ML.DATASETS.MAKE_CIRCLES¶

Generates a synthetic dataset of two concentric circles — a classic non-linearly-separable shape.

Syntax¶

ML.DATASETS.MAKE_CIRCLES(n_samples, noise, factor, random_state)

Arguments¶

Name	Type	Default	Description
n_samples	int	100	Total number of points generated. Split evenly between the inner and outer circles.
noise	float	None	Standard deviation of Gaussian noise added to each point. Use 0 for clean circles.
factor	float	0.8	Scale factor between the inner and outer circle (0 < factor < 1). Smaller = inner circle further from outer.
random_state	int	None	Random seed for reproducible output.

Returns¶

Dataset

A Dataset (DataFrame) with columns [x_0, x_1, target], where target is 0 for the outer circle and 1 for the inner.

When to use¶

Use ML.DATASETS.MAKE_CIRCLES to generate a synthetic 2-D dataset of two concentric circles — the textbook shape that linear classifiers and linear PCA cannot separate, and where a Kernel PCA with the right kernel dramatically can.

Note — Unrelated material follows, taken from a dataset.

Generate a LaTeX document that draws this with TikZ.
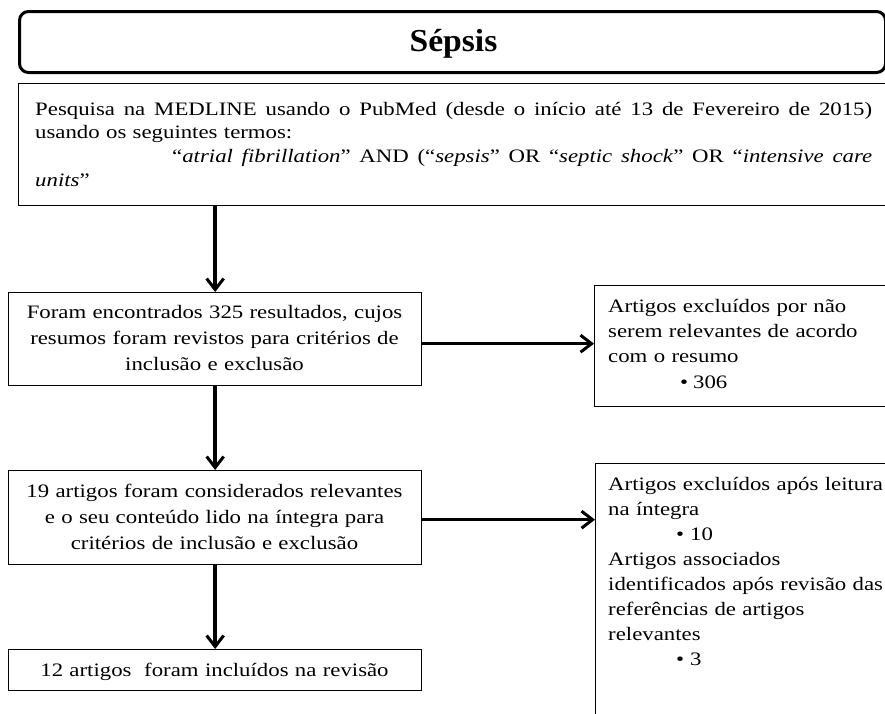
\documentclass[tikz,border=0pt]{standalone}
\usepackage{fontspec}
\setmainfont[FakeStretch=1.2]{Liberation Serif}
\newfontfamily\titlefont[FakeStretch=1.05]{Liberation Serif}
\usetikzlibrary{arrows.meta}
\newcommand{\justline}[2]{\makebox[#1][s]{\spaceskip=0pt\xspaceskip=0pt\relax #2}}
\begin{document}
\begin{tikzpicture}[x=1pt,y=-1pt,
  box/.style={draw=black, line width=1.3pt, rectangle, inner sep=0pt, anchor=north west},
  txt/.style={inner sep=0pt, font=\fontsize{19}{26}\selectfont},
  arr/.style={line width=3.5pt, -{Straight Barb[length=11pt,width=17pt,line width=3pt]}}]
\useasboundingbox (0,0) rectangle (885,713);
\clip (0,0) rectangle (885,713);
\fill[white] (0,0) rectangle (885,713);

% title
\node[box, rounded corners=9pt, line width=3pt, minimum width=866pt, minimum height=61pt] (title) at (18,10) {};
\node[inner sep=0pt, anchor=base, font=\titlefont\bfseries\fontsize{32}{32}\selectfont] (titletext) at (453.5,51) {Sépsis};

% query
\node[box, minimum width=867pt, minimum height=122pt] (query) at (18,83) {};
\node[txt, anchor=base west, text width=837pt, align=left, font=\fontsize{19}{23.7}\selectfont] (qtext) at (35,115)
 {\justline{837pt}{Pesquisa na MEDLINE usando o PubMed (desde o início até 13 de Fevereiro de 2015)}\\
  usando os seguintes termos:\\
  \hspace*{137pt}\justline{700pt}{“\textit{atrial fibrillation}” AND (“\textit{sepsis}” OR “\textit{septic shock}” OR “\textit{intensive care}}\\
  \textit{units}”};

% left column
\node[box, minimum width=413pt, minimum height=93pt] (b2) at (8,292) {};
\node[txt, anchor=base, text width=413pt, align=center] (b2t) at (214.5,318)
 {Foram encontrados 325 resultados, cujos\\ resumos foram revistos para critérios de\\ inclusão e exclusão};

\node[box, minimum width=413pt, minimum height=94pt] (b3) at (8,470) {};
\node[txt, anchor=base, text width=413pt, align=center] (b3t) at (214.5,497)
 {19 artigos foram considerados relevantes\\ e o seu conteúdo lido na íntegra para\\ critérios de inclusão e exclusão};

\node[box, minimum width=413pt, minimum height=41pt] (b4) at (8,649) {};
\node[txt, anchor=base, text width=413pt, align=center] (b4t) at (214.5,676.5)
 {12 artigos~ foram incluídos na revisão};

% right column
\node[box, minimum width=292pt, minimum height=121pt] (r1) at (594,285) {};
\node[txt, anchor=base west, text width=290pt, align=left, font=\fontsize{19}{25.4}\selectfont] (r1t) at (608,312)
 {Artigos excluídos por não\\ serem relevantes de acordo\\ com o resumo\\ \hspace*{72pt}•\hspace{5pt}306};

\node[box, minimum width=291pt, minimum height=262pt] (r2) at (595,463) {};
\node[txt, anchor=base west, text width=290pt, align=left, font=\fontsize{19}{25}\selectfont] (r2t) at (608,490)
 {Artigos excluídos após leitura\\ na íntegra\\ \hspace*{68pt}•\hspace{6pt}10\\ Artigos associados\\ identificados após revisão das\\ referências de artigos\\ relevantes\\ \hspace*{68pt}•\hspace{6pt}3};

% connectors
\draw[arr] (b2.north |- query.south) -- (b2.north);
\draw[arr] (b2.south) -- (b3.north);
\draw[arr] (b3.south) -- (b4.north);
\draw[arr] ([yshift=-4.5pt]b2.east) -- ([yshift=-4.5pt]b2.east -| r1.west);
\draw[arr] ([yshift=-2pt]b3.east) -- ([yshift=-2pt]b3.east -| r2.west);
\end{tikzpicture}
\end{document}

A common use is to demonstrate when the kernel trick matters: side by side, plot the raw circles, the projection produced by linear PCA, and the projection produced by ML.DIM_REDUCTION.KERNEL_PCA(kernel="rbf"). Only the third visibly separates the two classes.

Examples¶

Generate 150 noisy circles with the inner circle at 30% of the outer radius and a fixed seed:

=ML.DATASETS.MAKE_CIRCLES(150, 0.05, 0.3, 0)

Cell B4 now holds a [Database Icon] Dataset reference. Preview the first few rows with ML.DATA.SAMPLE(B4, 5). The columns are x_0, x_1, and target (0 or 1).

Remarks¶

n_samples is the total number of points; sklearn splits it evenly between the inner and outer circle (75 and 75 when you ask for 150).
noise is the standard deviation of Gaussian noise added to each point. Pass 0 (or leave blank) for clean, noise-free circles.
factor is the ratio of the inner circle's radius to the outer circle's, strictly between 0 and 1. Smaller factor means the inner circle is much smaller (and the two classes are more clearly separated by radius); larger factor makes the rings closer together.
random_state controls reproducibility. Pin it to an integer if you need the same dataset every run.
The dataset is shuffled by sklearn's default — points alternate between classes in cell order. Use ML.DATA.QUERY with an ORDER BY target clause to group rows by class for plotting.